3 “Asemic writing is a wordless open semantic form of writing[1][2]The word asemic means “having no specific semantic content,” or “without the smallest unit of meaning.”[3] With the non-specificity of asemic writing there comes a vacuum of meaning, which is left for the reader to fill in and interpret. All of this is similar to the way one would deduce meaning from an abstract work of art. Where asemic writing differs from abstract art is in the asemic author’s use of gestural constraint, and the retention of physical characteristics of writing such as lines and symbols. Asemic writing is a hybrid art form that fuses text and image into a unity, and then sets it free to arbitrary subjective interpretations. It may be compared to free writing, or writing for its own sake, instead of writing to produce verbal context.
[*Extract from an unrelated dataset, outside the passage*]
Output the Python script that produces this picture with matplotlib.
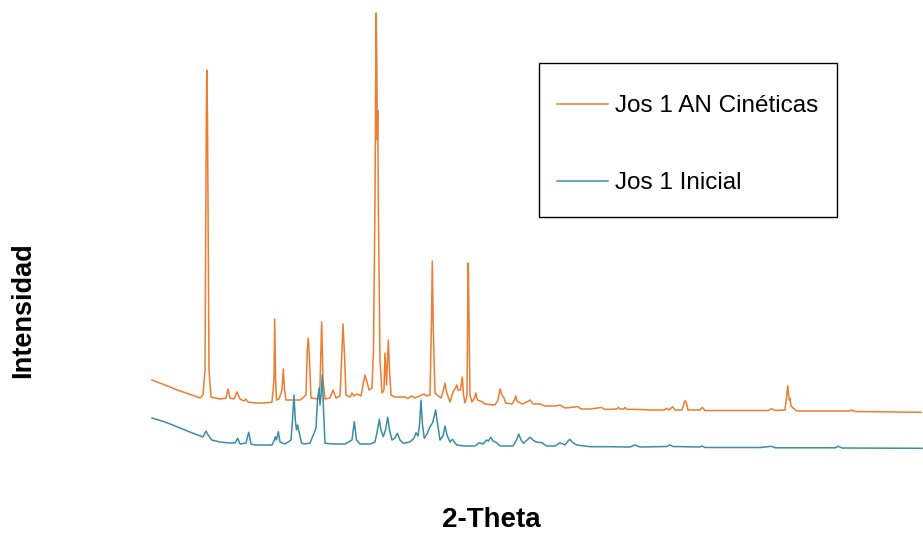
import matplotlib
matplotlib.use("Agg")
import matplotlib.pyplot as plt
from matplotlib.patches import Rectangle

plt.rcParams['font.family'] = ['Liberation Sans', 'DejaVu Sans']

# 2-theta (deg) and intensity (counts, stacked)
cin_2theta = [5.00, 6.30, 7.80, 9.30, 9.80, 10.10, 10.30, 10.43, 10.48, 10.55, 10.70, 10.90,
              11.80, 12.40, 12.60, 12.80, 13.20, 13.50, 13.80, 14.20, 14.40, 14.60, 15.30, 16.30,
              17.00, 17.20, 17.27, 17.36, 17.45, 17.70, 18.00, 18.13, 18.25, 18.40, 19.80, 20.40,
              20.53, 20.63, 20.75, 20.90, 21.60, 21.80, 21.97, 22.10, 22.30, 22.80, 23.10, 23.40,
              23.80, 24.00, 24.10, 24.25, 24.40, 24.80, 25.00, 25.20, 25.50, 25.90, 26.10, 26.30,
              26.50, 26.70, 27.00, 27.15, 27.30, 27.38, 27.42, 27.48, 27.53, 27.57, 27.63, 27.80,
              28.00, 28.20, 28.30, 28.45, 28.63, 28.75, 28.90, 29.30, 30.30, 30.60, 30.97, 31.30,
              31.97, 32.20, 32.50, 32.80, 32.95, 33.03, 33.13, 33.30, 33.50, 33.90, 34.15, 34.30,
              34.45, 34.80, 35.10, 35.30, 35.47, 35.60, 35.85, 36.03, 36.15, 36.30, 36.50, 36.58,
              36.63, 36.70, 36.80, 37.00, 37.25, 37.37, 37.55, 37.97, 38.30, 39.30, 39.60, 39.80,
              40.00, 40.20, 40.37, 41.00, 41.25, 41.37, 41.50, 42.00, 42.50, 42.80, 43.10, 43.80,
              44.30, 45.30, 45.80, 46.30, 47.30, 47.60, 47.90, 48.80, 49.97, 50.30, 51.50, 51.63,
              51.80, 52.20, 52.30, 52.50, 53.80, 54.80, 56.20, 56.47, 56.70, 57.07, 57.30, 58.00,
              58.20, 58.30, 58.45, 58.60, 59.80, 60.03, 60.30, 61.80, 63.80, 65.30, 66.60, 66.97,
              67.30, 68.30, 68.48, 68.57, 68.66, 68.73, 68.80, 68.90, 69.20, 69.50, 71.80, 74.70,
              74.97, 75.30, 77.80, 79.80, 81.90]
cin_int = [900, 850, 790, 740, 720, 750, 1000, 3500, 4000, 3500, 1000, 730,
           710, 720, 810, 720, 710, 780, 710, 690, 710, 680, 670, 670,
           680, 900, 1510, 900, 700, 710, 800, 1010, 800, 700, 700, 750,
           1200, 1320, 1100, 720, 710, 850, 1480, 900, 710, 720, 800, 720,
           740, 1200, 1460, 1150, 750, 730, 770, 740, 760, 740, 850, 950,
           880, 800, 820, 1200, 2700, 4100, 4570, 4100, 3300, 3600, 2700, 1100,
           770, 800, 1170, 850, 1300, 1000, 750, 730, 730, 715, 740, 720,
           750, 760, 740, 750, 1500, 2090, 1400, 770, 750, 720, 800, 870,
           780, 680, 780, 810, 850, 800, 800, 930, 750, 670, 750, 1700,
           2070, 1500, 750, 680, 720, 770, 700, 683, 660, 650, 700, 810,
           750, 720, 670, 660, 700, 740, 690, 660, 680, 700, 660, 660,
           640, 640, 650, 620, 630, 633, 610, 610, 625, 605, 610, 627,
           610, 610, 627, 607, 605, 600, 600, 617, 600, 633, 600, 600,
           660, 693, 670, 600, 600, 627, 595, 595, 595, 595, 595, 613,
           595, 600, 750, 843, 750, 700, 717, 640, 613, 590, 590, 590,
           600, 585, 582, 580, 577]

ini_2theta = [5.00, 6.30, 7.80, 9.30, 10.10, 10.30, 10.40, 10.55, 10.97, 11.80, 12.80, 13.30,
              13.57, 13.80, 14.40, 14.67, 14.90, 15.30, 16.30, 17.00, 17.20, 17.33, 17.45, 17.63,
              17.80, 18.30, 18.90, 19.05, 19.20, 19.33, 19.45, 19.57, 19.70, 19.97, 20.30, 20.80,
              21.20, 21.40, 21.55, 21.70, 21.80, 21.90, 22.03, 22.15, 22.30, 23.30, 24.30, 25.00,
              25.23, 25.45, 25.80, 26.80, 27.30, 27.55, 27.73, 27.90, 28.13, 28.35, 28.57, 28.75,
              29.00, 29.30, 29.53, 29.80, 30.13, 30.80, 31.20, 31.40, 31.60, 31.75, 31.90, 32.05,
              32.23, 32.50, 32.80, 33.07, 33.25, 33.37, 33.50, 33.80, 34.10, 34.30, 34.50, 34.80,
              35.03, 35.47, 36.30, 37.30, 37.73, 38.10, 38.47, 38.65, 38.87, 39.10, 39.47, 39.80,
              41.10, 41.45, 41.67, 41.90, 42.15, 42.50, 42.80, 43.10, 43.40, 43.97, 44.47, 45.30,
              45.80, 46.30, 46.60, 46.80, 47.00, 47.47, 48.80, 50.80, 52.80, 53.30, 53.80, 56.47,
              56.80, 57.10, 59.80, 60.00, 60.30, 65.80, 66.97, 67.30, 73.30, 73.63, 74.00, 82.00]
ini_int = [520, 480, 420, 360, 330, 370, 390, 360, 300, 280, 270, 270,
           317, 260, 270, 377, 260, 250, 250, 250, 290, 333, 300, 383,
           280, 260, 300, 500, 750, 500, 400, 450, 380, 267, 260, 270,
           367, 420, 700, 817, 650, 750, 950, 600, 267, 260, 260, 300,
           483, 300, 260, 260, 280, 400, 507, 400, 333, 400, 527, 400,
           300, 320, 367, 300, 267, 280, 320, 373, 340, 450, 700, 450,
           317, 360, 433, 473, 550, 600, 500, 300, 340, 440, 350, 280,
           307, 250, 240, 240, 273, 260, 300, 290, 327, 290, 273, 240,
           240, 300, 360, 300, 267, 300, 327, 300, 280, 273, 240, 240,
           273, 250, 290, 307, 280, 250, 233, 233, 230, 250, 230, 235,
           250, 235, 230, 240, 225, 225, 237, 222, 222, 237, 220, 217]

series_labels = ['Jos 1 AN Cinéticas', 'Jos 1 Inicial']
colors = ['#ED7D31', '#3B8DA8']

W, H = 923, 533
fig = plt.figure(figsize=(W / 100, H / 100), dpi=100)
ax = fig.add_axes([152 / W, (H - 470) / H, (W - 152) / W, 470 / H])

ax.plot(cin_2theta, cin_int, color=colors[0], lw=1.1, label=series_labels[0], clip_on=False)
ax.plot(ini_2theta, ini_int, color=colors[1], lw=1.1, label=series_labels[1], clip_on=False)

ax.set_xlim(5, 82.1)
ax.set_ylim(0, 4700)
for s in ax.spines.values():
    s.set_visible(False)
ax.set_xticks([])
ax.set_yticks([])

# legend box drawn separately so its padding can differ from the entries
fig.patches.append(Rectangle((539 / W, 1 - 217 / H), 298 / W, 154 / H,
                             transform=fig.transFigure, fill=False,
                             edgecolor='black', lw=1.0))
leg = ax.legend(loc='upper left', bbox_to_anchor=(557 / W, 1 - 95 / H),
                bbox_transform=fig.transFigure, borderaxespad=0, fontsize=17.5,
                frameon=False, borderpad=0, labelspacing=2.28,
                handlelength=2.1, handletextpad=0.3)

fig.text(491 / W, 1 - 520 / H, '2-Theta', fontsize=20, fontweight='bold',
         ha='center', va='center')
fig.text(23.5 / W, 1 - 310.5 / H, 'Intensidad', fontsize=19.5, fontweight='bold',
         rotation=90, ha='center', va='center')

fig.savefig('out.png', dpi=100)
The open nature of asemic works allows for meaning to occur across linguistic understanding; an asemic text may be “read” in a similar fashion regardless of the reader’s natural language.[4] Multiple meanings for the same symbolism are another possibility for an asemic work, that is, asemic writing can be polysemantic or have zero meaning, infinite meanings, or its meaning can evolve over time.[5] Asemic works leave for the reader to decide how to translate and explore an asemic text; in this sense, the reader becomes co-creator of the asemic work.” en.wikiedia.org.